Le printemps de Marx ?

La rumeur médiatique croyait en avoir fini avec Marx. Et puis l’irruption des mouvements sociaux de novembre-décembre, ainsi que le renouveau éditorial de la recherche théorique inspirée de Marx l’ont ressuscité d’entre les morts. Il n’y a pas de quoi s’en étonner.

Aussi longtemps que le cercle vicieux du capital demeure notre horizon plombé et notre lot quotidien, il y aura besoin de relire Marx pour y déchiffrer la critique radicale de l’ordre marchand et les pistes d’une émancipation humaine. De plus, la chute des régimes et la crise des partis qui avaient exercé l’illusoire magistère de l’orthodoxie « marxiste » sont particulièrement propices, non à un pieux retour à Marx mais à un fécond dialogue entre notre présent et son passé porteur d’avenir. Homme du XIXe siècle, il en partage sans doute l’optimisme et les illusions, mais sa pensée ne cesse de déborder son temps. Intempestif, il est d’ici et d’ailleurs, d’hier, d’aujourd’hui, et probablement encore de demain. En effet, le libéralisme débridé, la mondialisation marchande, le fétichisme du profit, loin de représenter une réponse aux défis de l’époque, sont lourds de catastrophes menaçantes : développer l’esprit de résistance et explorer les chemins de l’espérance exige de solides fondations critiques.

De ce point de vue, Marx est un point de départ obligé et un interlocuteur nécessaire. Mais peut-être faut-il renverser la perspective jusqu’à présent dominante et souligner chez lui, autant que la promesse de l’émancipation, le péril des désastres et de la barbarie qui n’ont cessé de l’emporter au cours du siècle qui s’achève.

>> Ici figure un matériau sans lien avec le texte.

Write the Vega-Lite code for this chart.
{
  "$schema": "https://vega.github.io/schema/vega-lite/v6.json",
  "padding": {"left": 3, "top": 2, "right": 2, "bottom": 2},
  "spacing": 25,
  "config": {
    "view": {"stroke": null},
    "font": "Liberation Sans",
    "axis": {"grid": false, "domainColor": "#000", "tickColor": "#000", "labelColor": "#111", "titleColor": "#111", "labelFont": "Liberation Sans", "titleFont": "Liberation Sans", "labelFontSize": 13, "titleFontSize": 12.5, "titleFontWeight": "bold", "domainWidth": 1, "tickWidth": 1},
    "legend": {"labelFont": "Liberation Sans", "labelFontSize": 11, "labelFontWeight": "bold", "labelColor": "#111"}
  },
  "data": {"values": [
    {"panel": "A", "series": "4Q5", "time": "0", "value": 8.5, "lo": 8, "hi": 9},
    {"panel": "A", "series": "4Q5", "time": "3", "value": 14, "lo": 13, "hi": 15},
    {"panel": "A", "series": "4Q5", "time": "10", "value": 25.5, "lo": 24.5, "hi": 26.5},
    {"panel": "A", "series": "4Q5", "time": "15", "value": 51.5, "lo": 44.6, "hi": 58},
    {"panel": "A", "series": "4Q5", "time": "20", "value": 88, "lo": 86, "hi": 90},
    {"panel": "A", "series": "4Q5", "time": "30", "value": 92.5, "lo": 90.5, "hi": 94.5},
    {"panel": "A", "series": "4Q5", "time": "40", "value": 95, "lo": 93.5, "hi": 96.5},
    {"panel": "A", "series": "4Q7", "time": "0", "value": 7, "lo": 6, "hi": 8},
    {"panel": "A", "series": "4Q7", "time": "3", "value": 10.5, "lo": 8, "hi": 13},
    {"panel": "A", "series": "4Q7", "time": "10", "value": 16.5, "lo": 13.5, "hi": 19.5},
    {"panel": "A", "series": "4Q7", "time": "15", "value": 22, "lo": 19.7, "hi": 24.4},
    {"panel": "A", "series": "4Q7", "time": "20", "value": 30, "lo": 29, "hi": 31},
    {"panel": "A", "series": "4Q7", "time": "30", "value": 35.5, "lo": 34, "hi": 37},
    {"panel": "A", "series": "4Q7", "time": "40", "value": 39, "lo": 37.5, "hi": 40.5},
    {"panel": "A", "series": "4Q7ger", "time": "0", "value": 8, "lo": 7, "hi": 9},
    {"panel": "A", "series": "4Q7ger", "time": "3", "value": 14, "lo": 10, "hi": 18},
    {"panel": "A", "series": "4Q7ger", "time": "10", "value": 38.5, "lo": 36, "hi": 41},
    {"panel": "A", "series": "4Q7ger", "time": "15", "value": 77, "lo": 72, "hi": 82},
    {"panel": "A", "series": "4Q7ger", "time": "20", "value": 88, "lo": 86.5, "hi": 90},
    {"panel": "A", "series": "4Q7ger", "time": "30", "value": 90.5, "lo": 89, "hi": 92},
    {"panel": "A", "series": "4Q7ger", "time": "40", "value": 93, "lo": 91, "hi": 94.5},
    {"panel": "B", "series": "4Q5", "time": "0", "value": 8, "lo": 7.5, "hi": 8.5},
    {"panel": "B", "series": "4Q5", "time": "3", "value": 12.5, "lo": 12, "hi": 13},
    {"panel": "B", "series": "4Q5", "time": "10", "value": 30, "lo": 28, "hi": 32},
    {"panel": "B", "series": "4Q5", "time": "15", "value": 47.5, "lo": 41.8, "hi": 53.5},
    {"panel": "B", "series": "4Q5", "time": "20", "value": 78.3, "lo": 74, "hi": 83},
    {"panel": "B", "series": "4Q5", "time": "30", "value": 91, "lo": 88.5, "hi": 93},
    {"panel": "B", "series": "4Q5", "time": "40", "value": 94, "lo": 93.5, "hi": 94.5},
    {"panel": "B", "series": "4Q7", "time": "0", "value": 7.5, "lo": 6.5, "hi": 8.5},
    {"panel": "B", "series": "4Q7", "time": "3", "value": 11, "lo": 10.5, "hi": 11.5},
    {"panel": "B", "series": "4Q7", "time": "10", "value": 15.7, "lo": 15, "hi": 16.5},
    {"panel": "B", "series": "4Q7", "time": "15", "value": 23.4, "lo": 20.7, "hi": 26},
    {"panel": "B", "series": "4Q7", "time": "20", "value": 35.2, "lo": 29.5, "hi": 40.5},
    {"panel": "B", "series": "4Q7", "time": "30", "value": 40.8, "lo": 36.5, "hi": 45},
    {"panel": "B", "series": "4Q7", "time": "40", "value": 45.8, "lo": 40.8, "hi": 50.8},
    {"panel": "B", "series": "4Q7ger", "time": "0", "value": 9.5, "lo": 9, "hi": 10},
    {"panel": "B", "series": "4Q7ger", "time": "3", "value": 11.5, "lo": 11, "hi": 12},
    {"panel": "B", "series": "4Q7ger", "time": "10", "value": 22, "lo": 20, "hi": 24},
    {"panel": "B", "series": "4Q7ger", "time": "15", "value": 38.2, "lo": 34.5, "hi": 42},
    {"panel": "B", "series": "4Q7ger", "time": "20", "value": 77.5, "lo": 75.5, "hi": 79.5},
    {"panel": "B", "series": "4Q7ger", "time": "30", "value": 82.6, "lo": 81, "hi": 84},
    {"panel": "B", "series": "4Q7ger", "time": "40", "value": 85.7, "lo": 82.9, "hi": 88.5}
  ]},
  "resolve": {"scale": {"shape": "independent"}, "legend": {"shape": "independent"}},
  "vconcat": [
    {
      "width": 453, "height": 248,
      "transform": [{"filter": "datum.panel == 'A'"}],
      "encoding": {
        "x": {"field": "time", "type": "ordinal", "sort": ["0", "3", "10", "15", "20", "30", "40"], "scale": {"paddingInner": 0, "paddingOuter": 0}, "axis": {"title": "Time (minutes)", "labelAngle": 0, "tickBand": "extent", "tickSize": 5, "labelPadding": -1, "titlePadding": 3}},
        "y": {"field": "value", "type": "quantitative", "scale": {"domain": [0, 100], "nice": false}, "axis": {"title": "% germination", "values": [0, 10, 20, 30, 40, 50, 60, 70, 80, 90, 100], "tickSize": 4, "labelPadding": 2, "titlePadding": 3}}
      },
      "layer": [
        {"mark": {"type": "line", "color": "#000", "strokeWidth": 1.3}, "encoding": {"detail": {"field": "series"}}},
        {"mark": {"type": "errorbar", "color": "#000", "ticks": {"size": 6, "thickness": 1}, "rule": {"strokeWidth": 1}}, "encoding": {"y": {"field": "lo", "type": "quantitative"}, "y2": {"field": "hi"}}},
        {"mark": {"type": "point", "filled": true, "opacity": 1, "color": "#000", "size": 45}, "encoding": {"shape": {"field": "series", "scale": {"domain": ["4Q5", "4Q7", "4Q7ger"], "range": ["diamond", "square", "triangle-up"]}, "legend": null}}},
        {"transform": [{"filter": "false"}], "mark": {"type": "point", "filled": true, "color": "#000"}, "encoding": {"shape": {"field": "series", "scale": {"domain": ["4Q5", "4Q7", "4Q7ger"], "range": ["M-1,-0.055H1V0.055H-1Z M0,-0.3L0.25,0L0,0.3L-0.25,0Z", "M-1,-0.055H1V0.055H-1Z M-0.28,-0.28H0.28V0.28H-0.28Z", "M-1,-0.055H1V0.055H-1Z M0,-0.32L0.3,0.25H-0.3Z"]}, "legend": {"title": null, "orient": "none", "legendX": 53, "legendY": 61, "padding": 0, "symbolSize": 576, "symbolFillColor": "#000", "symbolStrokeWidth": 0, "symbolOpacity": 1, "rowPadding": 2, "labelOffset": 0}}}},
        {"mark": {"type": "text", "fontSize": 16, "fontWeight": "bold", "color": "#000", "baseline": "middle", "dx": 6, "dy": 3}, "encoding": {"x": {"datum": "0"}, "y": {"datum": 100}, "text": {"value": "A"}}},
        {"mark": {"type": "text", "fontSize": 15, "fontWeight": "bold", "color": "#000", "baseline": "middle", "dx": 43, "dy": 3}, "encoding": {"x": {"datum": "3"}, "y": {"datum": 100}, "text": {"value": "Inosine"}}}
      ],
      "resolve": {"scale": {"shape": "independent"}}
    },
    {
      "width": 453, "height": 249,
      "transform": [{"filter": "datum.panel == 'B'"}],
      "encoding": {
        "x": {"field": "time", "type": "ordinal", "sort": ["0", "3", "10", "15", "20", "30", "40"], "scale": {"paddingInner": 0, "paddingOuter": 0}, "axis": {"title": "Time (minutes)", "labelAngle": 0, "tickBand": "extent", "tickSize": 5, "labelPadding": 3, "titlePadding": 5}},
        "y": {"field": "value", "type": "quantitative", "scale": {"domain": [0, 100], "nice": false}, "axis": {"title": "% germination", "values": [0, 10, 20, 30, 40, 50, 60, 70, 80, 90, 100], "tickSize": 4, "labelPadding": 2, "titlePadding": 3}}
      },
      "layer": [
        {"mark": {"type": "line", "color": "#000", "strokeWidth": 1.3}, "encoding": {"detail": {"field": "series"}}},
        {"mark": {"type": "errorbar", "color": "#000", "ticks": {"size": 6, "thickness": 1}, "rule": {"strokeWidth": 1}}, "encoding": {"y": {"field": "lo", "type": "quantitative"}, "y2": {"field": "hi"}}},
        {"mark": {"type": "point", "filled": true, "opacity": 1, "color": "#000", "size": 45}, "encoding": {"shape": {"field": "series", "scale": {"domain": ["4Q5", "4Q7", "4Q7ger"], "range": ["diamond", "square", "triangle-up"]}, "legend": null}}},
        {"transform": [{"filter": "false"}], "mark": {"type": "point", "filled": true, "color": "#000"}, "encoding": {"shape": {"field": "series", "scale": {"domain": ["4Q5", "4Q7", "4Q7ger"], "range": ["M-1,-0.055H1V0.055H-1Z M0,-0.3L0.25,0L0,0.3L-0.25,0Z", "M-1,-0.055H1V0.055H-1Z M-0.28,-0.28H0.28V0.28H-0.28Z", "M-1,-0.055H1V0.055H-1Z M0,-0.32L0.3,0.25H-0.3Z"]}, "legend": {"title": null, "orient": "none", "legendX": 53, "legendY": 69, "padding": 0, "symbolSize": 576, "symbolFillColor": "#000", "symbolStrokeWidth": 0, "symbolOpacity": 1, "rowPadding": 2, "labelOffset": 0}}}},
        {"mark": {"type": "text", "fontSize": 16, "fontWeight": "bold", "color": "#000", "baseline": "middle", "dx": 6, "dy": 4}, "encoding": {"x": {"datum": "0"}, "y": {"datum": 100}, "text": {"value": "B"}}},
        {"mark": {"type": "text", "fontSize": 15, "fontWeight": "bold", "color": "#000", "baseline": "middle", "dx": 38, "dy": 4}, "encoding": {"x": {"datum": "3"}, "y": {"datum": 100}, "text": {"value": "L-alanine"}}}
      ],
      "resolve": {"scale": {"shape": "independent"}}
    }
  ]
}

La crise qui s’éternise est en effet bien davantage qu’une crise économique cyclique qui traînerait en longueur. Elle relève plus fondamentalement d’une crise de civilisation dont Marx avait remarquablement entrevu la profondeur. À mesure que se développe la grande industrie, les moyens modernes de communication, les services sociaux, « la richesse réelle dépend moins du temps de travail » employé comme critère exclusif de cette richesse, mais bien plutôt « du niveau de la science et du progrès de la technologie ». « Le vol du temps de travail d’autrui sur lequel repose la richesse actuelle », apparaît alors comme « une base misérable ».

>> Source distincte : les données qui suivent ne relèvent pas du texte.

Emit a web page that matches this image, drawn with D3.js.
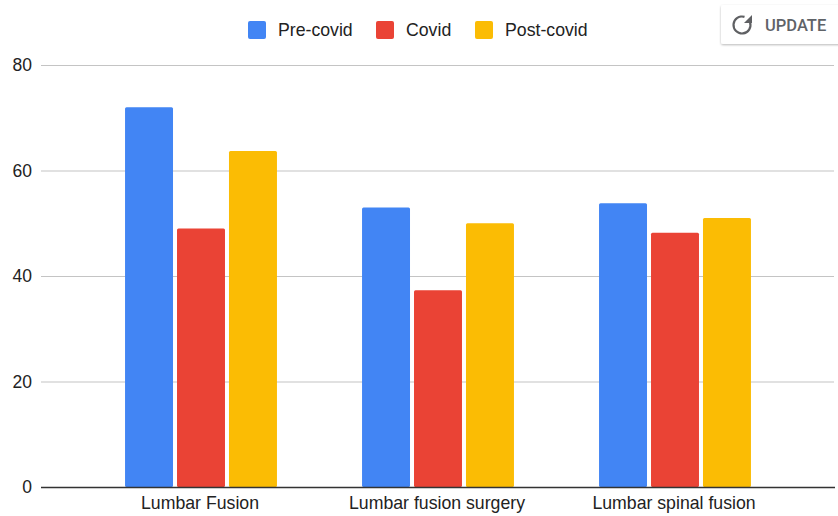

C’est ce caractère misérable de la mesure capitaliste de tout lien social qui se manifeste aujourd’hui de manière aveuglante dans le chômage massif, l’exclusion, l’oppression des pays dépendants, bref dans l’irrationalité galopante de « l’économie politique », comme dans les menaces de destruction irréversible de la nature.

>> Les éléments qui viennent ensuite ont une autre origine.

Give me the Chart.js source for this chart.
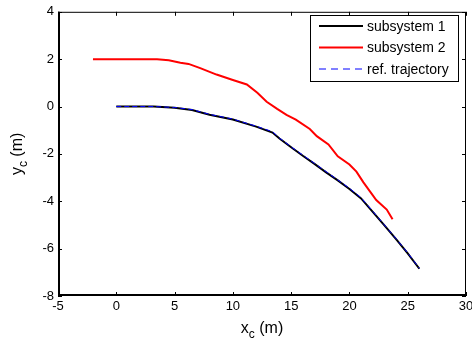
<!DOCTYPE html>
<html>
<head>
<meta charset="utf-8">
<script src="https://cdn.jsdelivr.net/npm/chart.js@4.4.0/dist/chart.umd.min.js"></script>
<style>
  html, body { margin: 0; padding: 0; background: #fff; }
  #wrap { width: 472px; height: 345px; }
</style>
</head>
<body>
<div id="wrap"><canvas id="trajChart" width="472" height="345"></canvas></div>
<script>
// subsystem 1 (black)
const sub1X = [0, 3.2, 5, 6.5, 8, 10, 12, 13.4, 14, 15, 16, 17, 18, 19, 20, 21, 22, 23, 24, 25, 26];
const sub1Y = [0, 0, -0.05, -0.15, -0.35, -0.55, -0.85, -1.1, -1.35, -1.72, -2.08, -2.42, -2.78, -3.12, -3.48, -3.88, -4.45, -5.02, -5.6, -6.2, -6.85];

// subsystem 2 (red)
const sub2X = [-2, 3.5, 4.5, 5.5, 6.2, 7.2, 8.6, 10, 11.2, 12.1, 12.9, 13.8, 14.6, 15.4, 16.6, 17.2, 18.2, 19, 20, 20.6, 21.2, 22.3, 23.2, 23.7];
const sub2Y = [2, 2, 1.95, 1.85, 1.8, 1.62, 1.35, 1.12, 0.93, 0.58, 0.2, -0.1, -0.35, -0.55, -0.95, -1.25, -1.6, -2.1, -2.45, -2.75, -3.2, -3.95, -4.35, -4.76];

// reference trajectory (blue dashed)
const refX = [0, 3.2, 5, 6.5, 8, 10, 12, 13.4, 14, 15, 16, 17, 18, 19, 20, 21, 22, 23, 24, 25, 26];
const refY = [0, 0, -0.04, -0.13, -0.33, -0.53, -0.83, -1.06, -1.33, -1.7, -2.05, -2.4, -2.75, -3.1, -3.45, -3.85, -4.42, -5.0, -5.58, -6.18, -6.83];

const xTicks = [-5, 0, 5, 10, 15, 20, 25, 30];
const yTicks = [-8, -6, -4, -2, 0, 2, 4];

const legendLabels = ['subsystem 1', 'subsystem 2', 'ref. trajectory'];

const toPoints = (xs, ys) => xs.map((x, i) => ({ x: x, y: ys[i] }));

const FONT = '"Liberation Sans", Arial, sans-serif';

// box, inward ticks, axis titles and legend, MATLAB style
const matlabAxes = {
    id: 'matlabAxes',
    afterDraw(chart) {
        const ctx = chart.ctx;
        const a = chart.chartArea;
        const xs = chart.scales.x;
        const ys = chart.scales.y;
        ctx.save();
        ctx.strokeStyle = '#000';
        ctx.lineWidth = 1;
        ctx.strokeRect(a.left + 0.5, a.top + 0.5, a.right - a.left - 1, a.bottom - a.top - 1);
        ctx.lineWidth = 2;
        ctx.beginPath();
        ctx.moveTo(a.left + 1, a.top);
        ctx.lineTo(a.left + 1, a.bottom - 1);
        ctx.lineTo(a.right, a.bottom - 1);
        ctx.stroke();
        ctx.lineWidth = 1;
        ctx.beginPath();
        xTicks.forEach(v => {
            const px = Math.round(xs.getPixelForValue(v)) + 0.5;
            ctx.moveTo(px, a.bottom); ctx.lineTo(px, a.bottom - 4);
            ctx.moveTo(px, a.top); ctx.lineTo(px, a.top + 4);
        });
        yTicks.forEach(v => {
            const py = Math.round(ys.getPixelForValue(v)) + 0.5;
            ctx.moveTo(a.left, py); ctx.lineTo(a.left + 4, py);
            ctx.moveTo(a.right, py); ctx.lineTo(a.right - 4, py);
        });
        ctx.stroke();

        // axis titles with subscript
        ctx.fillStyle = '#000';
        ctx.textBaseline = 'alphabetic';
        const drawTitle = (base) => {
            ctx.font = '16px ' + FONT;
            const w1 = ctx.measureText(base).width;
            ctx.font = '12px ' + FONT;
            const w2 = ctx.measureText('c').width;
            ctx.font = '16px ' + FONT;
            const w3 = ctx.measureText(' (m)').width;
            const total = w1 + w2 + w3;
            let x0 = -total / 2;
            ctx.fillText(base, x0, 0);
            ctx.font = '12px ' + FONT;
            ctx.fillText('c', x0 + w1, 5);
            ctx.font = '16px ' + FONT;
            ctx.fillText(' (m)', x0 + w1 + w2, 0);
        };
        ctx.save();
        ctx.translate((a.left + a.right) / 2, 333);
        drawTitle('x');
        ctx.restore();
        ctx.save();
        ctx.translate(22, (a.top + a.bottom) / 2);
        ctx.rotate(-Math.PI / 2);
        drawTitle('y');
        ctx.restore();

        // legend
        const lx = 310, ly = 15, lw = 148, lh = 66;
        ctx.fillStyle = '#fff';
        ctx.fillRect(lx, ly, lw, lh);
        ctx.strokeStyle = '#000';
        ctx.lineWidth = 1;
        ctx.strokeRect(lx + 0.5, ly + 0.5, lw, lh);
        const rows = [26, 47.5, 69];
        chart.data.datasets.forEach(ds => {
            const idx = ds.legendIndex;
            const ry = rows[idx];
            ctx.strokeStyle = ds.borderColor;
            ctx.lineWidth = ds.borderWidth;
            ctx.setLineDash(ds.borderDash ? [7, 5] : []);
            ctx.beginPath();
            ctx.moveTo(319, ry);
            ctx.lineTo(363, ry);
            ctx.stroke();
            ctx.setLineDash([]);
            ctx.fillStyle = '#000';
            ctx.font = '14px ' + FONT;
            ctx.textBaseline = 'middle';
            ctx.fillText(legendLabels[idx], 367, ry + 1);
        });
        ctx.restore();
    }
};

new Chart(document.getElementById('trajChart').getContext('2d'), {
    type: 'scatter',
    data: {
        datasets: [
            {
                label: legendLabels[2],
                legendIndex: 2,
                data: toPoints(refX, refY),
                showLine: true,
                borderColor: '#0000ff',
                borderWidth: 1,
                borderDash: [5, 3],
                pointRadius: 0,
                tension: 0,
                order: 1
            },
            {
                label: legendLabels[0],
                legendIndex: 0,
                data: toPoints(sub1X, sub1Y),
                showLine: true,
                borderColor: '#000000',
                borderWidth: 2,
                pointRadius: 0,
                tension: 0,
                order: 2
            },
            {
                label: legendLabels[1],
                legendIndex: 1,
                data: toPoints(sub2X, sub2Y),
                showLine: true,
                borderColor: '#ff0000',
                borderWidth: 2,
                pointRadius: 0,
                tension: 0,
                order: 3
            }
        ]
    },
    options: {
        responsive: false,
        animation: false,
        layout: { padding: { top: 8, right: 6, left: 0, bottom: 0 } },
        plugins: {
            legend: { display: false },
            tooltip: { enabled: false }
        },
        scales: {
            x: {
                type: 'linear',
                min: -5,
                max: 30,
                afterBuildTicks: s => { s.ticks = xTicks.map(v => ({ value: v })); },
                afterFit: s => { s.height = 49; s.paddingLeft = 0; s.paddingRight = 0; },
                grid: { display: false, drawTicks: false, tickLength: 0 },
                border: { display: false },
                ticks: {
                    color: '#000',
                    padding: 3,
                    maxRotation: 0,
                    font: { family: FONT, size: 13 }
                }
            },
            y: {
                type: 'linear',
                min: -8,
                max: 4,
                afterBuildTicks: s => { s.ticks = yTicks.map(v => ({ value: v })); },
                afterFit: s => { s.width = 58; },
                grid: { display: false, drawTicks: false, tickLength: 0 },
                border: { display: false },
                ticks: {
                    color: '#000',
                    padding: 4,
                    font: { family: FONT, size: 13 }
                }
            }
        }
    },
    plugins: [matlabAxes]
});
</script>
</body>
</html>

Si un certain niveau de développement des forces productives est indispensable à l’édification d’une société égalitaire et solidaire démocratique, il ne constitue pas automatiquement une source de progrès social véritable. Marx insiste davantage sur la réduction massive du temps de travail et sur le dépérissement du travail lui-même, en tant que travail contraint, au profit d’un épanouissement collectif et individuel de la libre créativité humaine. Il souligne de même la portée des rapports entre sexes en tant qu’expérience fondamentale de l’autre (et de la différence en général) en même temps que de l’universalité de l’espèce. Il oppose enfin, contre les esprits de clocher et des chapelles, non l’éternité idyllique d’une humaine nature, mais un procès d’universalisation réelle, historique, dont la mondialisation des moyens de production et d’échange constitue la condition.

Ce Marx-là reste plus que jamais notre contemporain « mécontemporain ».

Un risque se dessine cependant, celui de voir les autorités académiques désamorcer la subversion explosive de Marx, faute de pouvoir l’ignorer. Il deviendrait alors un économiste ou un philosophe fréquentable, à condition de séparer chez lui une théorie (discutable) d’une pratique révolutionnaire exécrable. Or, la pensée de Marx n’est plus elle-même si on l’ampute de sa dimension politique, dont le tome IV des Écrits paru l’an passé dans la Pléiade atteste la richesse.

Partir de Marx donc, non pour y rester mais pour prendre un nouvel élan, aborder les questions les plus brûlantes – les nations et les classes, la croissance des forces destructrices, l’actualité d’une écologie sociale, la déconstruction des rapports de domination et d’oppression, les effets de la mondialisation marchande sur les pays dits du Sud… Et surtout pour retrouver le goût de la lutte sociale et de l’action politique, du militantisme – osons le mot –, car l’ennemi est puissant et organisé ; il n’a cessé de vaincre au cours de ce siècle obscur ; et les lendemains sans avenir qu’il nous prépare n’autorisent aucune indifférence, aucune passivité, aucune résignation.